What I found most interesting in 1997, when I bought the book, is how much is really known about our brain limitations and strengths. It’s been known since 1956 that our brains are not limitless computers that can function on several tasks equally, at once. Modern marketing wants you to believe that your new handheld, smartphone, or tech product enables your mind’s naturally limitless multi-tasking. It does not. When you multi-task, you do more things….worse.
To better understand the brain’s “executive mental control”–or how it establishes priorities between tasks and allocates resources to them–researchers Joshua Rubinstein, PhD, of the Federal Aviation Administration, and David Meyer, PhD, and Jeffrey Evans, PhD, of the University of Michigan, conducted four experiments that measured the amount of time lost when young adults repeatedly switched between two tasks.
The tasks, such as solving math problems or classifying geometric objects, were either familiar or unfamiliar and simple or complex. For all types of tasks, participants lost time when they switched back and forth. Moreover, the time lost increased with the complexity and the unfamiliarity of the tasks.
Drawing from their research and previous studies, Rubinstein, Meyer and Evans propose a new model for executive mental control in which the brain must make two separate preparatory decisions to switch tasks. The first, called goal shifting, involves choosing to switch to a new task. The second, rule activation, requires the brain to turn off the cognitive rules of the old task and turn on the cognitive rules of the new task.

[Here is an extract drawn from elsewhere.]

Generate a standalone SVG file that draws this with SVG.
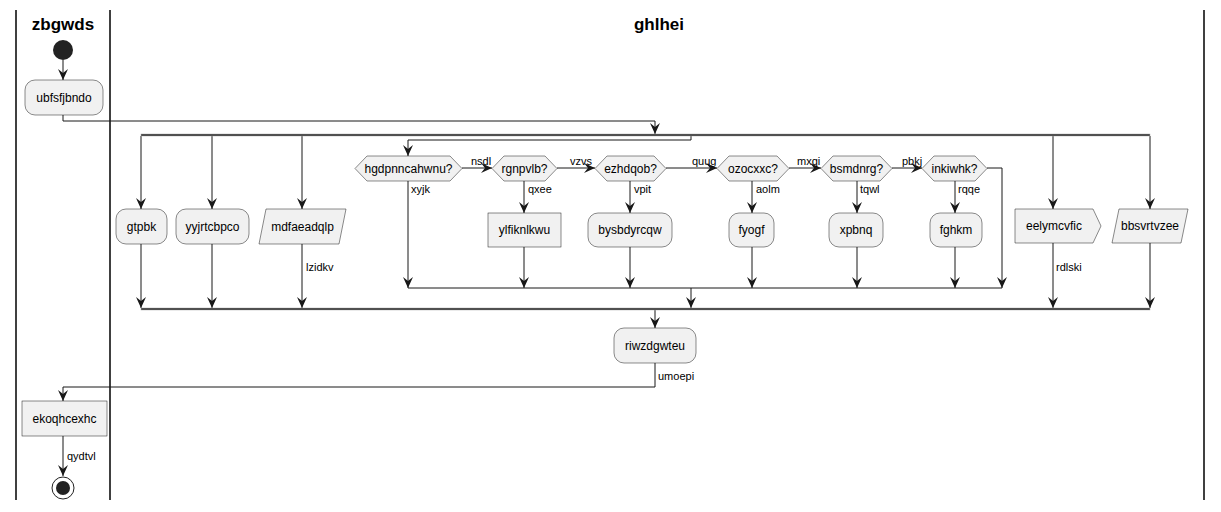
<svg xmlns="http://www.w3.org/2000/svg" width="1221" height="512" viewBox="0 0 1221 512">
<style>
text{font-family:"Liberation Sans",Arial,sans-serif;fill:#000}
.n{font-size:12px;text-anchor:middle}
.l{font-size:11px}
.h{font-size:17px;font-weight:bold;text-anchor:middle}
.box{fill:#F1F1F1;stroke:#181818;stroke-width:0.5}
.c{fill:none;stroke:#181818;stroke-width:1}
.lane{stroke:#000;stroke-width:1.5}
.bar{fill:#333;stroke:#aaa;stroke-width:0.5}
</style>
<defs>
<marker id="a" viewBox="0 0 11 10" refX="11" refY="5" markerWidth="11" markerHeight="10" markerUnits="userSpaceOnUse" orient="auto">
<polygon points="0,0 11,5 0,10 4,5" fill="#181818"/>
</marker>
</defs>
<g id="lanes">
<line class="lane" x1="16" y1="10" x2="16" y2="500"/>
<line class="lane" x1="110" y1="10" x2="110" y2="500"/>
<line class="lane" x1="1204" y1="10" x2="1204" y2="500"/>
<text class="h" x="63" y="30">zbgwds</text>
<text class="h" x="659" y="30">ghlhei</text>
</g>
<g id="connectors">
<path class="c" d="M63,60 V80" marker-end="url(#a)"/>
<path class="c" d="M63,115 V121 H655 V134" marker-end="url(#a)"/>
<path class="c" d="M141,136 V209" marker-end="url(#a)"/>
<path class="c" d="M212,136 V209" marker-end="url(#a)"/>
<path class="c" d="M302,136 V209" marker-end="url(#a)"/>
<path class="c" d="M1053,136 V209" marker-end="url(#a)"/>
<path class="c" d="M1150,136 V209" marker-end="url(#a)"/>
<path class="c" d="M691,136 V140 H408 V156" marker-end="url(#a)"/>
<path class="c" d="M141,244 V308" marker-end="url(#a)"/>
<path class="c" d="M212,244 V308" marker-end="url(#a)"/>
<path class="c" d="M302,244 V308" marker-end="url(#a)"/>
<path class="c" d="M1053,243 V308" marker-end="url(#a)"/>
<path class="c" d="M1150,243 V308" marker-end="url(#a)"/>
<path class="c" d="M462,168 H492" marker-end="url(#a)"/>
<path class="c" d="M557,168 H595" marker-end="url(#a)"/>
<path class="c" d="M666,168 H717" marker-end="url(#a)"/>
<path class="c" d="M789,168 H821" marker-end="url(#a)"/>
<path class="c" d="M892,168 H922" marker-end="url(#a)"/>
<path class="c" d="M408,181 V288" marker-end="url(#a)"/>
<path class="c" d="M524,181 V213" marker-end="url(#a)"/>
<path class="c" d="M630,181 V213" marker-end="url(#a)"/>
<path class="c" d="M752,181 V213" marker-end="url(#a)"/>
<path class="c" d="M857,181 V213" marker-end="url(#a)"/>
<path class="c" d="M955,181 V213" marker-end="url(#a)"/>
<path class="c" d="M524,247 V288" marker-end="url(#a)"/>
<path class="c" d="M630,247 V288" marker-end="url(#a)"/>
<path class="c" d="M752,247 V288" marker-end="url(#a)"/>
<path class="c" d="M857,247 V288" marker-end="url(#a)"/>
<path class="c" d="M955,247 V288" marker-end="url(#a)"/>
<path class="c" d="M987,168 H1002 V288" marker-end="url(#a)"/>
<path class="c" d="M408,288 H1002"/>
<path class="c" d="M691,288 V308" marker-end="url(#a)"/>
<path class="c" d="M655,310 V328" marker-end="url(#a)"/>
<path class="c" d="M655,363 V387 H63 V401" marker-end="url(#a)"/>
<path class="c" d="M63,436 V476" marker-end="url(#a)"/>
<text class="l" x="471" y="165">nsdl</text>
<text class="l" x="570" y="165">vzvs</text>
<text class="l" x="692" y="165">quug</text>
<text class="l" x="797" y="165">mxqi</text>
<text class="l" x="902" y="165">pbkj</text>
<text class="l" x="411" y="193">xyjk</text>
<text class="l" x="528" y="193">qxee</text>
<text class="l" x="634" y="193">vpit</text>
<text class="l" x="756" y="193">aolm</text>
<text class="l" x="860" y="193">tqwl</text>
<text class="l" x="958" y="193">rqqe</text>
<text class="l" x="306" y="271">lzidkv</text>
<text class="l" x="1056" y="271">rdlski</text>
<text class="l" x="658" y="380">umoepi</text>
<text class="l" x="67" y="460">qydtvl</text>
</g>
<g id="bars">
<rect class="bar" x="141" y="134" width="1009" height="2"/>
<rect class="bar" x="141" y="308" width="1009" height="2"/>
</g>
<g id="start"><circle cx="63" cy="50" r="10" fill="#222"/></g>
<g id="ubfsfjbndo"><rect class="box" x="25" y="80" width="78" height="35" rx="10"/><text class="n" x="64" y="102">ubfsfjbndo</text></g>
<g id="gtpbk"><rect class="box" x="116" y="209" width="51" height="35" rx="10"/><text class="n" x="141.5" y="231">gtpbk</text></g>
<g id="yyjrtcbpco"><rect class="box" x="176" y="209" width="73" height="35" rx="10"/><text class="n" x="212.5" y="231">yyjrtcbpco</text></g>
<g id="mdfaeadqlp"><polygon class="box" points="266,209 346,209 339,244 259,244"/><text class="n" x="302.5" y="231">mdfaeadqlp</text></g>
<g id="hgdpnncahwnu"><polygon class="box" points="355,168.5 367,156 450,156 462,168.5 450,181 367,181"/><text class="n" x="408.5" y="173">hgdpnncahwnu?</text></g>
<g id="rgnpvlb"><polygon class="box" points="492,168.5 504,156 545,156 557,168.5 545,181 504,181"/><text class="n" x="524.5" y="173">rgnpvlb?</text></g>
<g id="ezhdqob"><polygon class="box" points="595,168.5 607,156 654,156 666,168.5 654,181 607,181"/><text class="n" x="630.5" y="173">ezhdqob?</text></g>
<g id="ozocxxc"><polygon class="box" points="717,168.5 729,156 777,156 789,168.5 777,181 729,181"/><text class="n" x="753" y="173">ozocxxc?</text></g>
<g id="bsmdnrg"><polygon class="box" points="821,168.5 833,156 880,156 892,168.5 880,181 833,181"/><text class="n" x="856.5" y="173">bsmdnrg?</text></g>
<g id="inkiwhk"><polygon class="box" points="922,168.5 934,156 975,156 987,168.5 975,181 934,181"/><text class="n" x="954.5" y="173">inkiwhk?</text></g>
<g id="ylfiknlkwu"><rect class="box" x="488" y="213" width="73" height="34"/><text class="n" x="524.5" y="234">ylfiknlkwu</text></g>
<g id="bysbdyrcqw"><rect class="box" x="588" y="213" width="84" height="34" rx="10"/><text class="n" x="630" y="234">bysbdyrcqw</text></g>
<g id="fyogf"><rect class="box" x="729" y="213" width="45" height="34" rx="10"/><text class="n" x="751.5" y="234">fyogf</text></g>
<g id="xpbnq"><rect class="box" x="829" y="213" width="54" height="34" rx="10"/><text class="n" x="856" y="234">xpbnq</text></g>
<g id="fghkm"><rect class="box" x="930" y="213" width="52" height="34" rx="10"/><text class="n" x="956" y="234">fghkm</text></g>
<g id="eelymcvfic"><polygon class="box" points="1015,209 1093,209 1101,226 1093,243 1015,243"/><text class="n" x="1054" y="230">eelymcvfic</text></g>
<g id="bbsvrtvzee"><polygon class="box" points="1119,209 1188,209 1181,243 1112,243"/><text class="n" x="1150" y="230">bbsvrtvzee</text></g>
<g id="riwzdgwteu"><rect class="box" x="614" y="328" width="82" height="35" rx="10"/><text class="n" x="655" y="350">riwzdgwteu</text></g>
<g id="ekoqhcexhc"><rect class="box" x="22" y="401" width="85" height="35"/><text class="n" x="64.5" y="423">ekoqhcexhc</text></g>
<g id="end"><circle cx="63" cy="488" r="11" fill="#fff" stroke="#222" stroke-width="1"/><circle cx="63" cy="488" r="7" fill="#222"/></g>
</svg>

For example, a student who has completed her math homework and is ready to begin her English homework must first decide that she is done with math and ready to begin English (goal shifting) and then turn off the rules of addition and multiplication and activate the rules for reading a story (rule activation).
Accessing the rules for the new task and activating them, the researchers say, can take several tenths of a second–a significant amount of time for some tasks. For example, a mere half-second lost to task switching can be disastrous for a driver using a cell phone while maneuvering on a busy freeway, says Meyer. Those lost seconds can also build up for air traffic controllers, pilots and office workers surfing the Web while writing a report.
The trick to learning a language, which requires several sections of your brain at the same time, is to have a quiet place, where your mental state is relaxed, your materials at hand and ready for processing (write the words out, say them over and over, feel the way they sound, use a mnemonic device where applicable, stay positive in your thoughts…etc.)
For an excellent article on “focus”, read this article:
Stine took aspects of Csikszentmihalyi’s work and combined them with many other similar studies, in order to present his 65 “Brain Doublers”. You can find the book on Amazon for under $5, and unfortunately it is not in Kindle form. It may be worth considering some of the techniques while working with and learning languages. And no, you can’t borrow my copy.
Now that you’ve learned about the ability of your mind to multi-task and focus, start your learning session with a positive statement about what you are going to accomplish during your focused study time. As with anything, if you don’t believe that you can learn a language, it won’t. Why? Because there is a core belief that is firmly placed in the way, and you simply cannot allow this idea to work because it would displace a belief that is very important to you. The result is that your mind will not allow you to succeed in contradicting a belief, in this case, learning a lanaguage.